(Plotting code records)
===

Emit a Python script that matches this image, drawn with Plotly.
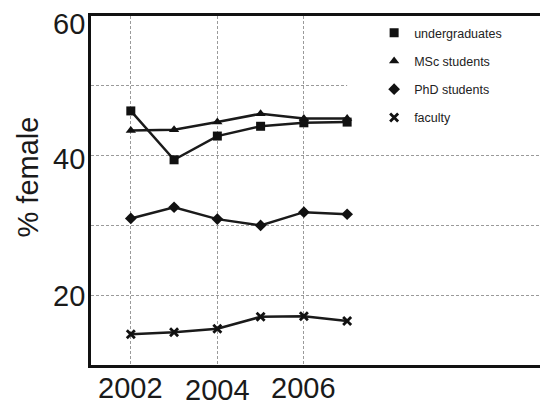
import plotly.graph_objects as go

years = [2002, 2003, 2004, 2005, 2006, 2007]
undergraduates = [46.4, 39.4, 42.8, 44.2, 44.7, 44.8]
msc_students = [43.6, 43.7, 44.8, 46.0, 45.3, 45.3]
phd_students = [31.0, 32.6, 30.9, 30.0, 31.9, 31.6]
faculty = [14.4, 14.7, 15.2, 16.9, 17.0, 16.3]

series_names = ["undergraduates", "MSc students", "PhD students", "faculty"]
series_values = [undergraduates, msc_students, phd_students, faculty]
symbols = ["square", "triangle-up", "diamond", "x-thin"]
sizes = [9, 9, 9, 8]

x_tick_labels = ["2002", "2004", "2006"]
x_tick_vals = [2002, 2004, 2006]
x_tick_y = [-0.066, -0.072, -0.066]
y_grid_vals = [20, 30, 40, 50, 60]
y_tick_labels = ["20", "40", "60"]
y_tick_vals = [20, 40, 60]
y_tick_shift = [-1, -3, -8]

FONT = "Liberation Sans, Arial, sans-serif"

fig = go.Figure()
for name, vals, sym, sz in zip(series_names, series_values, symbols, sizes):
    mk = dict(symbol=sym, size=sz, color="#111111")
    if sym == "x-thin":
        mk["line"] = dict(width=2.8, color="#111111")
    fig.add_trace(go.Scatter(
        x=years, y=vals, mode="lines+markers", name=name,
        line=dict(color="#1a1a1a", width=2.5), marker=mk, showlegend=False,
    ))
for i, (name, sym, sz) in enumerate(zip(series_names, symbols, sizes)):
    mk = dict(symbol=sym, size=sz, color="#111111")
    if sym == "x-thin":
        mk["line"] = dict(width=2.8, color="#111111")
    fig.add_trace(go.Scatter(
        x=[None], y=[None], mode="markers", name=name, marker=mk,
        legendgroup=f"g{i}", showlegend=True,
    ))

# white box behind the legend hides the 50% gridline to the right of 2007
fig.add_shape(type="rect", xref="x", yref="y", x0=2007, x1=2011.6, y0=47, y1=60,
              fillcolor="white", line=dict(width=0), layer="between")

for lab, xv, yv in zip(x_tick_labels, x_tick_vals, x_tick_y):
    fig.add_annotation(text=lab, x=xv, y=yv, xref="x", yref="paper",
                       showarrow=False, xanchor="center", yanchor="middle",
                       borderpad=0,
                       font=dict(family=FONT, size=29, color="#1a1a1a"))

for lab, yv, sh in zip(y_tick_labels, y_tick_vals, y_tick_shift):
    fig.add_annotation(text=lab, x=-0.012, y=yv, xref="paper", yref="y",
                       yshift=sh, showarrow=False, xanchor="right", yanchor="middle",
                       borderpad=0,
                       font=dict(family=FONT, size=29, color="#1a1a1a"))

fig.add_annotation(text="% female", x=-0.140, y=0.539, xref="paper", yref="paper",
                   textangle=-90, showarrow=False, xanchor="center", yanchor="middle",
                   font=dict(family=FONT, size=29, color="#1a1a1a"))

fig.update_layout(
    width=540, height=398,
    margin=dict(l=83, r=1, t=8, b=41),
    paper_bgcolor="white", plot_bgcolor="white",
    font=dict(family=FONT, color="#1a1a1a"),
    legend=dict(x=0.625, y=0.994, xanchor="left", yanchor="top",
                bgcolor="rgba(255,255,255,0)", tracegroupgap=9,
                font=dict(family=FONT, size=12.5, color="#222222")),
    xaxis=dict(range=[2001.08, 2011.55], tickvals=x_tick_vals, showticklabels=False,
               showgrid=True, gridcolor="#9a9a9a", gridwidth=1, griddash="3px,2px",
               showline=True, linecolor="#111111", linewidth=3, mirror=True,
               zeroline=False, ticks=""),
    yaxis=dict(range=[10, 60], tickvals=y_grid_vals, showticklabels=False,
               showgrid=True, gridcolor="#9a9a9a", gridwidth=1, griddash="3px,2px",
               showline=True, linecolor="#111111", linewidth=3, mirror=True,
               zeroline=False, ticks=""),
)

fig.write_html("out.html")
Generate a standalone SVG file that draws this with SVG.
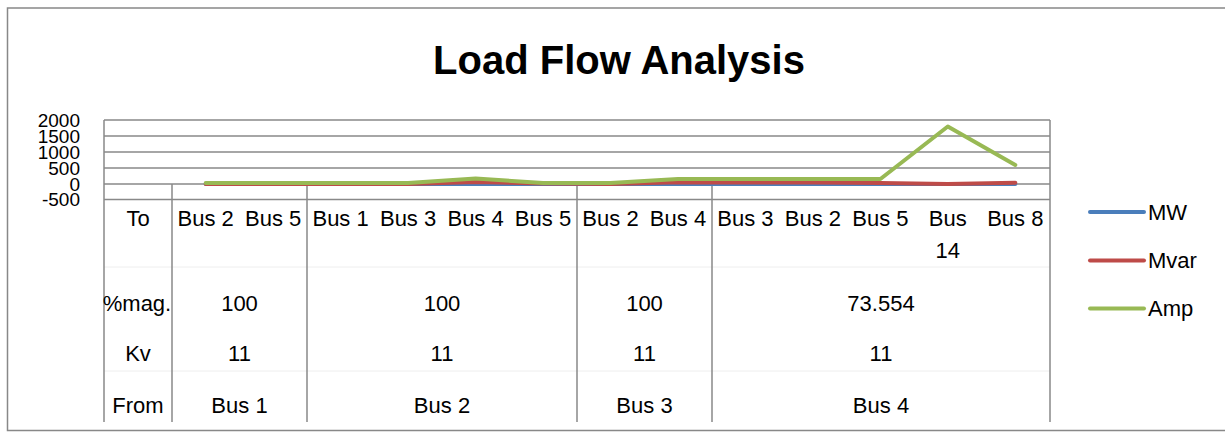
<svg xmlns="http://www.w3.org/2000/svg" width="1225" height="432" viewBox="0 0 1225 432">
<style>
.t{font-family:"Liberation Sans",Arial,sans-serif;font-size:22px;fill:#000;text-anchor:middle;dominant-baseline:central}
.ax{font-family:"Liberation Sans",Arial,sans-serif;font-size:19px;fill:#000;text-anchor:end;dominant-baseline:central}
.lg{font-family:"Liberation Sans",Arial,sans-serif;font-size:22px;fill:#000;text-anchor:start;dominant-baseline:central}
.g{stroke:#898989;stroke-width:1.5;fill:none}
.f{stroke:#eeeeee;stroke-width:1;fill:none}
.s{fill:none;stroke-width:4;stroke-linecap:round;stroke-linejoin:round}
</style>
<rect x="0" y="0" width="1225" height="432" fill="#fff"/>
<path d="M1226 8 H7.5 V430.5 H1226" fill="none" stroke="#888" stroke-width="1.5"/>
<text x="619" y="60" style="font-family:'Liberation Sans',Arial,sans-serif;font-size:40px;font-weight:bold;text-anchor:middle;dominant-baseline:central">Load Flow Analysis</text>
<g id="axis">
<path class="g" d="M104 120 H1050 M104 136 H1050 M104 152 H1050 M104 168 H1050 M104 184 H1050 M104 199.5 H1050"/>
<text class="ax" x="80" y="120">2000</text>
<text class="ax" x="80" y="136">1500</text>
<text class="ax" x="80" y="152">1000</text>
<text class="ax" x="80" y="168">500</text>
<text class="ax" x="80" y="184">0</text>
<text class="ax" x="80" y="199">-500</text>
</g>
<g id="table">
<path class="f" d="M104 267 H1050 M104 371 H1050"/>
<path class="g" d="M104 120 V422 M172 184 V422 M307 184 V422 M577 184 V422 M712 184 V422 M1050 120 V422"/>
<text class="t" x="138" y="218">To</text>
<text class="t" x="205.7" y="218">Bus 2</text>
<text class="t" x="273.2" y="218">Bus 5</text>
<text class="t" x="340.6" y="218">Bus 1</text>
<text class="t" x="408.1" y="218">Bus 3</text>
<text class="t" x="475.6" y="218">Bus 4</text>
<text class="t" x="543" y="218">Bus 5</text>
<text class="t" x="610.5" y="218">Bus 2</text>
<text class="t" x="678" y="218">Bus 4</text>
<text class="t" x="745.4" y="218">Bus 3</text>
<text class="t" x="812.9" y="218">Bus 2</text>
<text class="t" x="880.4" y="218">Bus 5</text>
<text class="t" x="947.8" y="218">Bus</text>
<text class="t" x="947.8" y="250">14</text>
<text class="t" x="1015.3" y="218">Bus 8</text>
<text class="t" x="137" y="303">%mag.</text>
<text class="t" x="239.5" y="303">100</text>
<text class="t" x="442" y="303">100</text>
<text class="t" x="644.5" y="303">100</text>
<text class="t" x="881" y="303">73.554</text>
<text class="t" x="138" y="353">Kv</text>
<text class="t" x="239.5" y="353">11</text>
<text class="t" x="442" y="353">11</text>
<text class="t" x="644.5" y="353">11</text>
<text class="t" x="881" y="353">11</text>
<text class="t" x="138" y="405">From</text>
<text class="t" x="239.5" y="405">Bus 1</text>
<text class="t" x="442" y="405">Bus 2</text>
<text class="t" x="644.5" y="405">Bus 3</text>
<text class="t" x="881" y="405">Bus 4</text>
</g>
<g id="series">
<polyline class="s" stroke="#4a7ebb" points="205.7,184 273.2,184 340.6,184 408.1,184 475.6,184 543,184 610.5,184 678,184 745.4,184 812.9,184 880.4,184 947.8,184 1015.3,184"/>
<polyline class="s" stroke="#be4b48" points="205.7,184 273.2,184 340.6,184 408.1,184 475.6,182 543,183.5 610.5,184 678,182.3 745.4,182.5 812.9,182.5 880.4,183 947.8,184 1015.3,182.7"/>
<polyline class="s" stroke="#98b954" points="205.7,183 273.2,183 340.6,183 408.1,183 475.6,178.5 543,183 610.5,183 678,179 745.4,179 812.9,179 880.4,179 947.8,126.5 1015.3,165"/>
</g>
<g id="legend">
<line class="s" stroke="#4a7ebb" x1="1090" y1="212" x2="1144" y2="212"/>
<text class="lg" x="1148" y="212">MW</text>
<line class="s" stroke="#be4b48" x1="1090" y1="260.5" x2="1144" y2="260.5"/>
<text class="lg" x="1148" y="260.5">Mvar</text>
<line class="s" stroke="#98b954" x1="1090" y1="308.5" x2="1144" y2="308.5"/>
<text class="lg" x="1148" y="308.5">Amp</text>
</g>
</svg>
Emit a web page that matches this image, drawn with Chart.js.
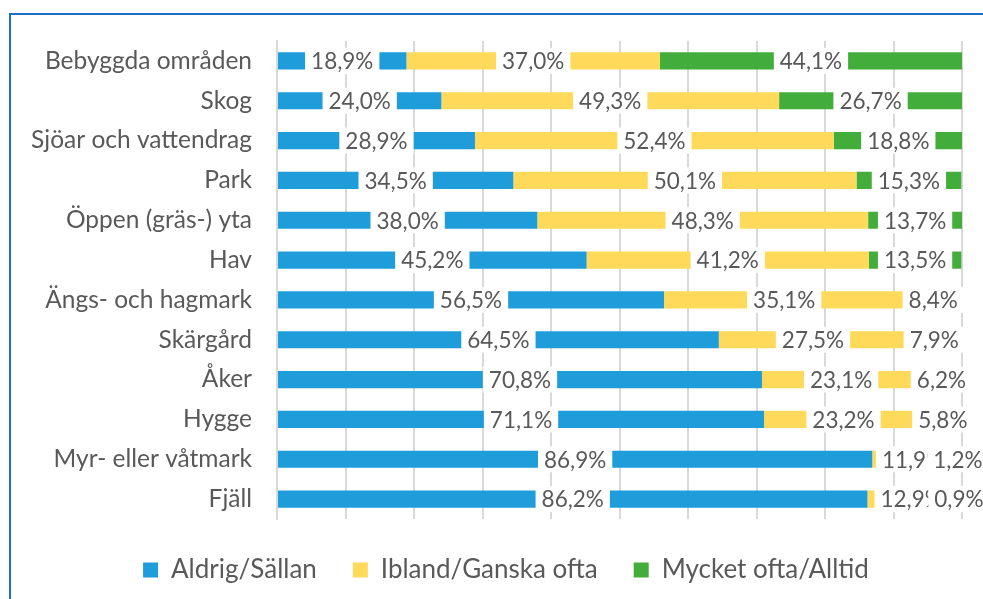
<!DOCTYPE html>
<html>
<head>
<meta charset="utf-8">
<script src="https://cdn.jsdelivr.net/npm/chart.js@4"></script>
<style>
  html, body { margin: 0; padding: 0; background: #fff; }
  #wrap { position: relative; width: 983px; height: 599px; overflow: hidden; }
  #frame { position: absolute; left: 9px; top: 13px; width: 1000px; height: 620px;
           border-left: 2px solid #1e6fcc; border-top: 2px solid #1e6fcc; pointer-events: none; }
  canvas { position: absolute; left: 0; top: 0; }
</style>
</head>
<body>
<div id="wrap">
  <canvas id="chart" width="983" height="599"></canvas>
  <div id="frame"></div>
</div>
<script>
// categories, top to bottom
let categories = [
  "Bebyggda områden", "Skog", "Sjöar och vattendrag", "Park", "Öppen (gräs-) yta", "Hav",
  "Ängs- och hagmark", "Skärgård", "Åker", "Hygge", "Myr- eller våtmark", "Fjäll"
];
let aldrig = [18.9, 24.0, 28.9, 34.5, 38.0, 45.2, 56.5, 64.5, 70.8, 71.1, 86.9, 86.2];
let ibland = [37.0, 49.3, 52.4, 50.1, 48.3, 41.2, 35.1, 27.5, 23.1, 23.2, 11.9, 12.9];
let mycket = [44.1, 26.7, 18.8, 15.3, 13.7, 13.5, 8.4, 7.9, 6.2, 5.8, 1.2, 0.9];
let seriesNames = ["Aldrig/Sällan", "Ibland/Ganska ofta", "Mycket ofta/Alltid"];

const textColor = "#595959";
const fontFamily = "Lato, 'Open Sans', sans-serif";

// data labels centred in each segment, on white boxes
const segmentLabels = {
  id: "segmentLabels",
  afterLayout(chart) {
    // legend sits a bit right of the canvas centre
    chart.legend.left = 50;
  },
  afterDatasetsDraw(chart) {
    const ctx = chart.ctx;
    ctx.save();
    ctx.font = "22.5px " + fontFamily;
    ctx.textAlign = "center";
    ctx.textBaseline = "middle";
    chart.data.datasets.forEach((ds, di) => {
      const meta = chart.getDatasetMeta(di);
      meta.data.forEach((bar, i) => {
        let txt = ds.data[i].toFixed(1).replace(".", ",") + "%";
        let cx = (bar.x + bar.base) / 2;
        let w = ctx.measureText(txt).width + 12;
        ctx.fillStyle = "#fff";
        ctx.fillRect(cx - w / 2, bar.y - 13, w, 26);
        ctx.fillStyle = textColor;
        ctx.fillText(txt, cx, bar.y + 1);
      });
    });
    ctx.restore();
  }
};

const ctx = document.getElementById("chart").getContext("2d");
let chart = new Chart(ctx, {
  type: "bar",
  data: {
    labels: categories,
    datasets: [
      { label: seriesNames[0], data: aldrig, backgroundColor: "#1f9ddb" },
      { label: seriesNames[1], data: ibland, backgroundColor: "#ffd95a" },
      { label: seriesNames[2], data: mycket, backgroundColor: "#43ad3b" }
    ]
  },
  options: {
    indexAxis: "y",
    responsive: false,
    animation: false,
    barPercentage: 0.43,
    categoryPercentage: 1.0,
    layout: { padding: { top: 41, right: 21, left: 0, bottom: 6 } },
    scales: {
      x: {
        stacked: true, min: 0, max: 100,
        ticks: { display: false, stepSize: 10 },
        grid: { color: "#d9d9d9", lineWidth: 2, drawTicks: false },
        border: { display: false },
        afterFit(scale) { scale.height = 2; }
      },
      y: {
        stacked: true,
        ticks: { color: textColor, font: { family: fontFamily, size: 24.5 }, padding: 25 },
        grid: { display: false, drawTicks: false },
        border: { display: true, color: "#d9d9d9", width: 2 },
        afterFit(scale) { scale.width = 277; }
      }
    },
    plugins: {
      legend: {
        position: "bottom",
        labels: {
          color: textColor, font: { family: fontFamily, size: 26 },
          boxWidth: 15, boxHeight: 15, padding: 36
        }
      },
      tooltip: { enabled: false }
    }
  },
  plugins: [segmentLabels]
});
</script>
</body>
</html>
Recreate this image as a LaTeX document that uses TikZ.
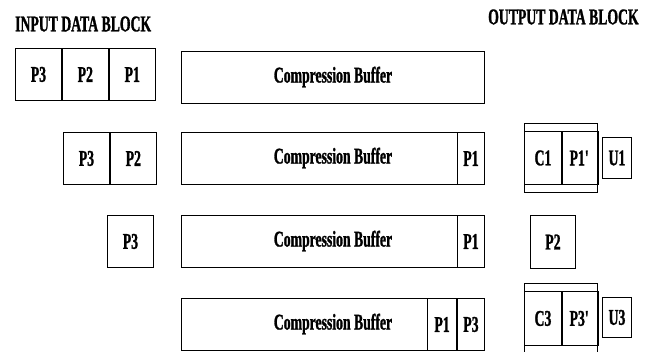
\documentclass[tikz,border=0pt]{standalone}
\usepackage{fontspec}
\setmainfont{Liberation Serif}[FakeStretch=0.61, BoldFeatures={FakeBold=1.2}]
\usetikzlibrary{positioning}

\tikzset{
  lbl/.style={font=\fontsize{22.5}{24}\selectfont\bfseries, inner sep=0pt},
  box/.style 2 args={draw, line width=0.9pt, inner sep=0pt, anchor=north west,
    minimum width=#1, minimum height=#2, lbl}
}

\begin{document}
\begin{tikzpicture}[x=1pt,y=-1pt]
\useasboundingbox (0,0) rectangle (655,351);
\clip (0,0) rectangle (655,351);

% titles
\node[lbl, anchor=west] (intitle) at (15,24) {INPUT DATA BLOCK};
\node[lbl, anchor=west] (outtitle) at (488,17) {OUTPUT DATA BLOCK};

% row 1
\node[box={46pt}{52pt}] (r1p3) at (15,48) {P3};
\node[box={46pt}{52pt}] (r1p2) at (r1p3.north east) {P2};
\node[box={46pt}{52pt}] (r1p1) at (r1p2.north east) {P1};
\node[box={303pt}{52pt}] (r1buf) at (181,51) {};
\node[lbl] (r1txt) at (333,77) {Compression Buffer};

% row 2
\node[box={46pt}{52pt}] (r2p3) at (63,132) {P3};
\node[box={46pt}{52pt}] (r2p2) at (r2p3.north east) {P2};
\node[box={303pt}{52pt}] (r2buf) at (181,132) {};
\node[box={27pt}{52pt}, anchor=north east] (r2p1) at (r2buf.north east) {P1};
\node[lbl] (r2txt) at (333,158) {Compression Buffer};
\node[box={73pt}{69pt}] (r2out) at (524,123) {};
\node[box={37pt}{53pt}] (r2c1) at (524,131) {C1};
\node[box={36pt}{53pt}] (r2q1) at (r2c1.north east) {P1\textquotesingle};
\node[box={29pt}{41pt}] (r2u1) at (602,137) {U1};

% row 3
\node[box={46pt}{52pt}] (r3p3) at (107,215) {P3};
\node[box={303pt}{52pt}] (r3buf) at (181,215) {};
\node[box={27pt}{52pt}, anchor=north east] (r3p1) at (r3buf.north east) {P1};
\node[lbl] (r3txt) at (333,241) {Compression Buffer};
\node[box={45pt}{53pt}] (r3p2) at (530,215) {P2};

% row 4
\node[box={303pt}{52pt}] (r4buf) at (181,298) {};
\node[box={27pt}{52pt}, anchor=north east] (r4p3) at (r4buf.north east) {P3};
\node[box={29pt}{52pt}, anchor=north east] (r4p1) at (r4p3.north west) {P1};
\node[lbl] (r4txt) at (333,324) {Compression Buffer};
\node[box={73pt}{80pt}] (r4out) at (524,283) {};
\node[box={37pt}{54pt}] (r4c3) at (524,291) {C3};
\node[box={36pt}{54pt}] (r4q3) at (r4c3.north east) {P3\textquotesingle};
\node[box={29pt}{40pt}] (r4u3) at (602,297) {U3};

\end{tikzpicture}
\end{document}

===

Reproduce the lines above starting at the one with "Recreate this image" and ending at the one with "(r2u1) at (602,137)", both included, exactly and with no pictures.

Task output:
Recreate this image as a LaTeX document that uses TikZ.
\documentclass[tikz,border=0pt]{standalone}
\usepackage{fontspec}
\setmainfont{Liberation Serif}[FakeStretch=0.61, BoldFeatures={FakeBold=1.2}]
\usetikzlibrary{positioning}

\tikzset{
  lbl/.style={font=\fontsize{22.5}{24}\selectfont\bfseries, inner sep=0pt},
  box/.style 2 args={draw, line width=0.9pt, inner sep=0pt, anchor=north west,
    minimum width=#1, minimum height=#2, lbl}
}

\begin{document}
\begin{tikzpicture}[x=1pt,y=-1pt]
\useasboundingbox (0,0) rectangle (655,351);
\clip (0,0) rectangle (655,351);

% titles
\node[lbl, anchor=west] (intitle) at (15,24) {INPUT DATA BLOCK};
\node[lbl, anchor=west] (outtitle) at (488,17) {OUTPUT DATA BLOCK};

% row 1
\node[box={46pt}{52pt}] (r1p3) at (15,48) {P3};
\node[box={46pt}{52pt}] (r1p2) at (r1p3.north east) {P2};
\node[box={46pt}{52pt}] (r1p1) at (r1p2.north east) {P1};
\node[box={303pt}{52pt}] (r1buf) at (181,51) {};
\node[lbl] (r1txt) at (333,77) {Compression Buffer};

% row 2
\node[box={46pt}{52pt}] (r2p3) at (63,132) {P3};
\node[box={46pt}{52pt}] (r2p2) at (r2p3.north east) {P2};
\node[box={303pt}{52pt}] (r2buf) at (181,132) {};
\node[box={27pt}{52pt}, anchor=north east] (r2p1) at (r2buf.north east) {P1};
\node[lbl] (r2txt) at (333,158) {Compression Buffer};
\node[box={73pt}{69pt}] (r2out) at (524,123) {};
\node[box={37pt}{53pt}] (r2c1) at (524,131) {C1};
\node[box={36pt}{53pt}] (r2q1) at (r2c1.north east) {P1\textquotesingle};
\node[box={29pt}{41pt}] (r2u1) at (602,137) {U1};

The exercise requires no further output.